# Thread: Partial fractions for integration

1. ## Partial fractions for integration

Hi
Can you tell me if my solution is correct?
thanks
John

Evaluate using the method of partial fractions:

$\frac {10.dx}{(2x-6)(x+5)}$

This gives

$10=A.(x+5)+B.(2x-6)$

Making
$x=-5$

$\frac{1}{-6}=B$

$x=3$

$\frac{5}{4}=A$

This results in an separate integrations of:

$5\int \frac{1}{4.(2x-6)}- \int \frac{1}{6(x+5)}$

This solves to give;

$\frac{5}{4} ln(2x-6)-\frac{1}{6}ln(x+5)+C$

2. ## Re: Partial fractions for integration

What you are doing is correct but your write it in such a careless way that you give the wrong answer!
Originally Posted by celtic1234
Hi
Can you tell me if my solution is correct?
thanks
John

Evaluate using the method of partial fractions:

$\frac {dx}{(x^2-1)}$

Below the line factors are

$\(x-1), (x+1)$

$\int \frac {1}{(x^2-1)}.dx=\frac{A}{(x-1)}+\frac{B}{(x+1)}$
The integral sign should not be here. You mean simply
$\frac{1}{x^2- 1}= \frac{A}{x- 1}+ \frac{B}{x+1}$

This gives

$1=A.(x+1)+B.(x-1)$

Making
$x=-1$

$\frac{1}{-2}=B$

$x=1$

$\frac{1}{2}=A$

This results in an separate integrations of:

$\int \frac{1}{2(x-1)}- \int \frac{1}{2(x+1)}$

This solves to give;

$\frac{1}{2} ln(x-1)-ln(x+1)+C$
No. The way you have written it, the "1/2" only multiplies the first ln and you want it with both:
$\frac{1}{2} ln(x-1)- \frac{1}{2}ln(x+1)+ C$
which is, of course, also equal to
$\frac{1}{2}ln(\frac{x-1}{x+1})+ C= ln\left(\sqrt{\frac{x-1}{x+1}}\right)+ C$

3. ## Re: Partial fractions for integration

sorry i completely editing the latex and the problem?i have been studying for last 7 hours- i need to take a break....tired-somehow started to post a problem that i had the solution for? apologies

4. ## Re: Partial fractions for integration

Originally Posted by celtic1234
Hi
Can you tell me if my solution is correct?
thanks
John

Evaluate using the method of partial fractions:

$\frac {10.dx}{(2x-6)(x+5)}$

This gives

$10=A.(x+5)+B.(2x-6)$

Making
$x=-5$

$\boxed{\frac{1}{-6}=B}$<---------Incorrect. The correct answer is, B=-5/8

$x=3$

$\frac{5}{4}=A$

This results in an separate integrations of:

$5\int \frac{1}{4.(2x-6)}- \int \frac{1}{6(x+5)}$

This solves to give;

$\frac{5}{4} ln(2x-6)-\frac{1}{6}ln(x+5)+C$
Please do not alter the original post after a solution is posted by someone. It causes confusion, specially for somebody seeing the thread after several posts are made. Always create new threads for new questions.

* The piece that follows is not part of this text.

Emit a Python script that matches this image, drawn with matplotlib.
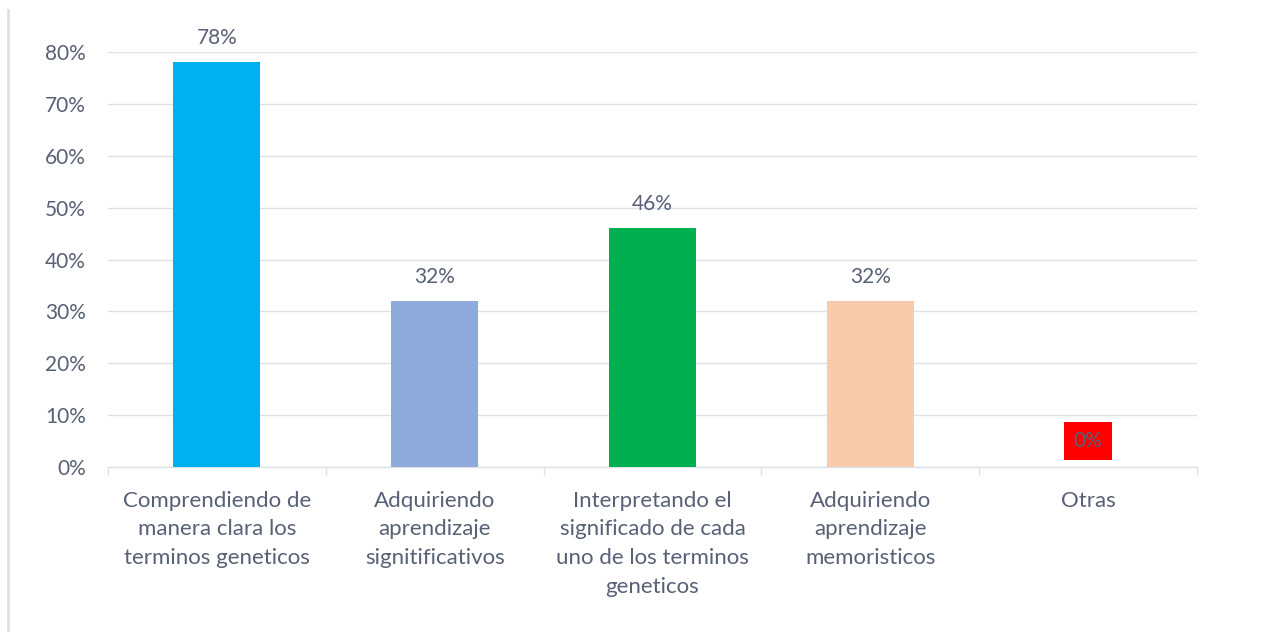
import matplotlib.pyplot as plt
import numpy as np
from matplotlib.lines import Line2D

# datos del grafico
categorias = ["Comprendiendo de\nmanera clara los\nterminos geneticos",
              "Adquiriendo\naprendizaje\nsignitificativos",
              "Interpretando el\nsignificado de cada\nuno de los terminos\ngeneticos",
              "Adquiriendo\naprendizaje\nmemoristicos",
              "Otras"]
valores = [0.78, 0.32, 0.46, 0.32, 0.0]
colores = ["#00b0f0", "#8eaadb", "#00b050", "#f8cbad", "#ff0000"]

texto = "#576075"
grid = "#dde1e8"

plt.rcParams['font.family'] = ['Lato', 'DejaVu Sans']

fig = plt.figure(figsize=(12.64, 6.32), dpi=100)
ax = fig.add_axes([108/1264, 1 - 467/632, (1197-108)/1264, (467-52)/632])

x = np.arange(len(categorias))
ax.bar(x, valores, width=0.4, color=colores, zorder=3)

# etiquetas de valor
for i, v in enumerate(valores):
    if v == 0:
        ax.annotate(f"{v*100:.0f}%", (i, v), xytext=(0, 26), textcoords="offset pixels",
                    ha="center", va="center", fontsize=15, color=texto,
                    bbox=dict(boxstyle="square,pad=0.45", fc="#ff0000", ec="none"))
    else:
        ax.annotate(f"{v*100:.0f}%", (i, v), xytext=(0, 24), textcoords="offset pixels",
                    ha="center", va="center", fontsize=15, color=texto)

ax.set_xlim(-0.5, len(categorias) - 0.5)
ax.set_ylim(0, 0.8)
ax.set_yticks(np.arange(0, 0.81, 0.1))
ax.set_yticklabels([f"{t*100:.0f}%" for t in np.arange(0, 0.81, 0.1)])
ax.yaxis.grid(True, color=grid, linewidth=1, zorder=0)
ax.tick_params(axis="y", length=0, pad=16, labelsize=15, labelcolor=texto)

ax.set_xticks(x)
ax.set_xticklabels(categorias, linespacing=1.55)
ax.tick_params(axis="x", length=0, pad=17, labelsize=16, labelcolor=texto)
# marcas entre categorias (estilo excel)
ax.set_xticks(np.arange(-0.5, len(categorias), 1), minor=True)
ax.tick_params(axis="x", which="minor", length=6, color=grid, width=1)

for s in ["top", "right", "left"]:
    ax.spines[s].set_visible(False)
ax.spines["bottom"].set_color(grid)
ax.spines["bottom"].set_linewidth(1)

# borde izquierdo del cuadro
fig.add_artist(Line2D([7.5/1264, 7.5/1264], [0, 1 - 10/632], color="#dde2ea", linewidth=2))

fig.savefig("out.png", dpi=100, facecolor="white")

5. ## Re: Partial fractions for integration

thanks I see my mistake
My problem is i am trying to post using Latex and need to edit the post after it's posted-by the time i edit it correctly somebody has replied....

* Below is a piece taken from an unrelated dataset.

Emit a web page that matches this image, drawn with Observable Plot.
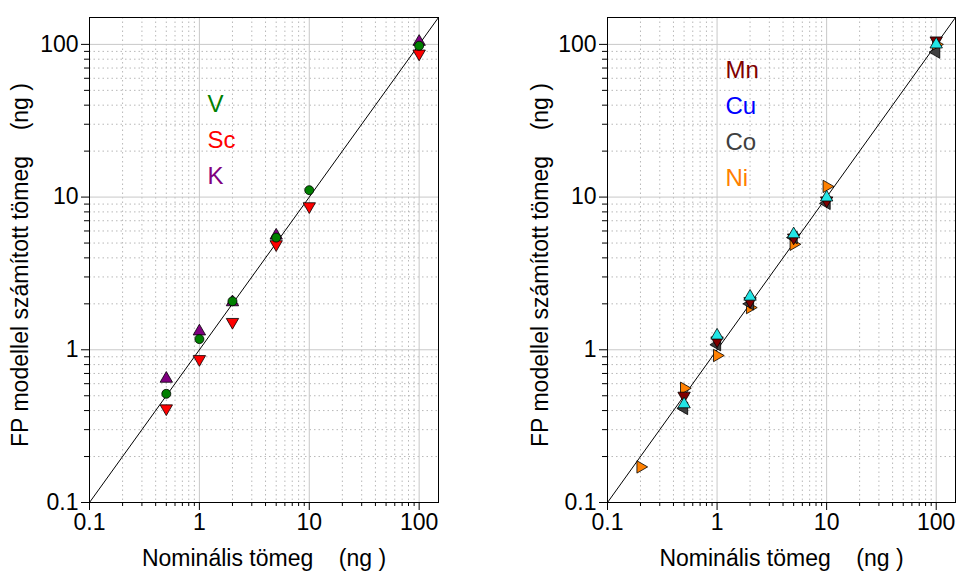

I presume the correct answer is;

$\frac{5}{4}ln(2x-6)-\frac{5}{8}ln(x+5)$

6. ## Re: Partial fractions for integration

Originally Posted by celtic1234
thanks I see my mistake
My problem is i am trying to post using Latex and need to edit the post after it's posted-by the time i edit it correctly somebody has replied....

I presume the correct answer is;

$\frac{5}{4}ln(2x-6)-\frac{5}{8}ln(x+5)$
In obtaining the answer you have taken (which I did not notice in my previous post), $\int\frac{dx}{2x-6}=\ln(2x-6)$ which is incorrect.

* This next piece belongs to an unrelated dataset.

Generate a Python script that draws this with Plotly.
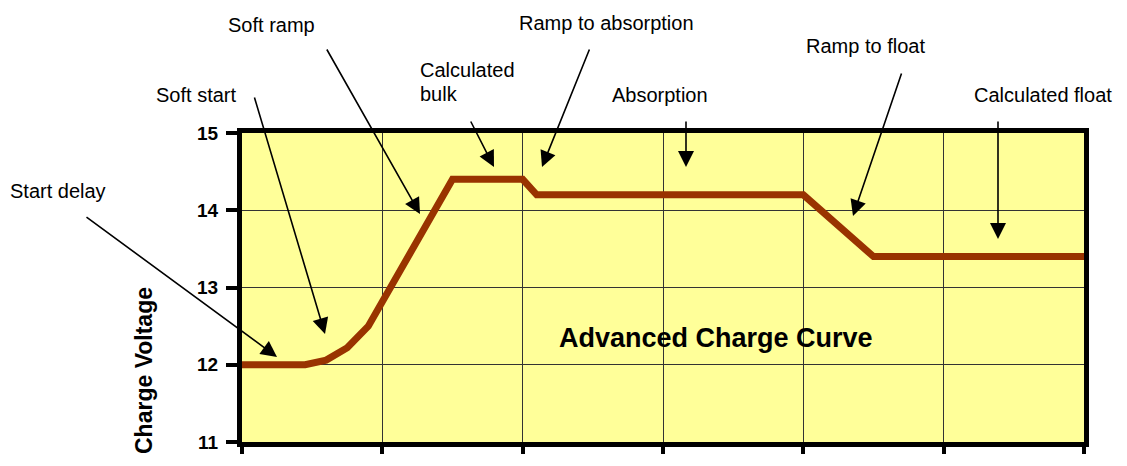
import plotly.graph_objects as go

# ---- data ----
time_units = [0, 4.5, 6, 7.5, 9, 15, 20, 21, 40, 45, 60]
charge_voltage = [12.0, 12.0, 12.06, 12.22, 12.5, 14.4, 14.4, 14.2, 14.2, 13.4, 13.4]
y_ticks = [11, 12, 13, 14, 15]
chart_title = "Advanced Charge Curve"
y_title = "Charge Voltage"
stage_labels = ["Start delay", "Soft start", "Soft ramp", "Calculated", "bulk",
                "Ramp to absorption", "Absorption", "Ramp to float", "Calculated float"]

# ---- layout geometry (page pixels) ----
PAGE_OFF = 8                      # default body margin of the html page
WIN_W, WIN_H = 1127, 466
PL, PR, PT, PB = 242, 1084, 133, 442   # plot area in page pixels
W, H = WIN_W - PAGE_OFF, WIN_H - PAGE_OFF
L = PL - PAGE_OFF
T = PT - PAGE_OFF
R = W - (PR - PAGE_OFF)
B = H - (PB - PAGE_OFF)
X0, X1 = 0, 60
Y0, Y1 = 11, 15


def px2x(px):
    return X0 + (px - PL) / (PR - PL) * (X1 - X0)


def py2y(py):
    return Y1 - (py - PT) / (PB - PT) * (Y1 - Y0)


def px2paper(px):
    return (px - PL) / (PR - PL)


def py2paper(py):
    return (PB - py) / (PB - PT)


label_pos = [
    (57.5, 191, "center"),
    (195.5, 95, "center"),
    (271, 25, "center"),
    (418, 70, "left"),
    (418, 94, "left"),
    (606.5, 23, "center"),
    (660, 95, "center"),
    (865, 46, "center"),
    (1043, 95, "center"),
]

arrows = [  # (head px, head py, tail px, tail py)
    (277, 357, 85, 216),
    (325, 334, 254, 96),
    (420, 214, 326, 48),
    (494, 167, 470, 120),
    (542, 167, 590, 48),
    (686, 167, 686, 120),
    (853, 216, 902, 72),
    (998, 239, 998, 120),
]

FONT = "Liberation Sans, Arial, sans-serif"

fig = go.Figure()
fig.add_trace(go.Scatter(
    x=time_units, y=charge_voltage, mode="lines",
    line=dict(color="#993300", width=7), hoverinfo="skip", showlegend=False,
    cliponaxis=False,
))

annotations = []
for text, (px, py, anchor) in zip(stage_labels, label_pos):
    annotations.append(dict(
        x=px2paper(px), y=py2paper(py), xref="paper", yref="paper", text=text,
        showarrow=False, xanchor=anchor, yanchor="middle",
        font=dict(family=FONT, size=20, color="black"),
    ))

for hx, hy, tx, ty in arrows:
    annotations.append(dict(
        x=px2x(hx), y=py2y(hy), xref="x", yref="y", text="", showarrow=True,
        ax=tx - hx, ay=ty - hy, axref="pixel", ayref="pixel",
        arrowhead=2, arrowsize=2.0, arrowwidth=1.6, arrowcolor="black", standoff=0,
    ))

annotations.append(dict(
    x=px2paper(716), y=py2paper(338), xref="paper", yref="paper",
    text="<b>%s</b>" % chart_title,
    showarrow=False, xanchor="center", yanchor="middle",
    font=dict(family=FONT, size=27, color="black"),
))

annotations.append(dict(
    x=px2paper(144), y=py2paper(371), xref="paper", yref="paper",
    text="<b>%s</b>" % y_title,
    showarrow=False, textangle=-90, xanchor="center", yanchor="middle",
    font=dict(family=FONT, size=23, color="black"),
))

fig.update_layout(
    width=W, height=H,
    margin=dict(l=L, r=R, t=T, b=B, pad=0),
    paper_bgcolor="white", plot_bgcolor="#FFFF99",
    showlegend=False,
    annotations=annotations,
    font=dict(family=FONT, color="black"),
)

fig.update_xaxes(
    range=[X0, X1], dtick=10, tick0=0, showticklabels=False,
    showgrid=True, gridcolor="#333333", gridwidth=1,
    showline=True, linecolor="black", linewidth=5, mirror=True,
    ticks="outside", ticklen=7, tickwidth=4, tickcolor="black",
    zeroline=False, fixedrange=True,
)
fig.update_yaxes(
    range=[Y0, Y1], tickvals=y_ticks, ticktext=[str(v) for v in y_ticks],
    showgrid=True, gridcolor="#333333", gridwidth=1,
    showline=True, linecolor="black", linewidth=5, mirror=True,
    ticks="outside", ticklen=11, tickwidth=4, tickcolor="black",
    ticklabelstandoff=4,
    tickfont=dict(family=FONT, size=19, color="black", weight="bold"),
    zeroline=False, fixedrange=True,
)

fig.write_html("out.html")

I hope you know that the integration of the function $\frac{1}{x+a}$ gives,

$\int\frac{dx}{x+a}=\ln|x+a|+C$

Hence, $\int\frac{dx}{2x-6}=\frac{1}{2}\int\frac{dx}{x-3}=\frac{1}{2}\ln|x+3|$

Also you haven't put the modulus sign when taking the integrations.

$\frac{5}{4}\int \frac{dx}{2x-6}- \frac{5}{8}\int \frac{dx}{x+5}$

$\frac{5}{8}\int \frac{dx}{x-3}- \frac{5}{8}\int \frac{dx}{x+5}$

$\frac{5}{8}\left(\ln|x-3|-\ln|x+5|\right)+C$

$\frac{5}{8}\ln\left|\frac{x-3}{x+5}\right|+C$

7. ## Re: Partial fractions for integration

thanks Sudharaka-see my mistakes-too tired yesterday.....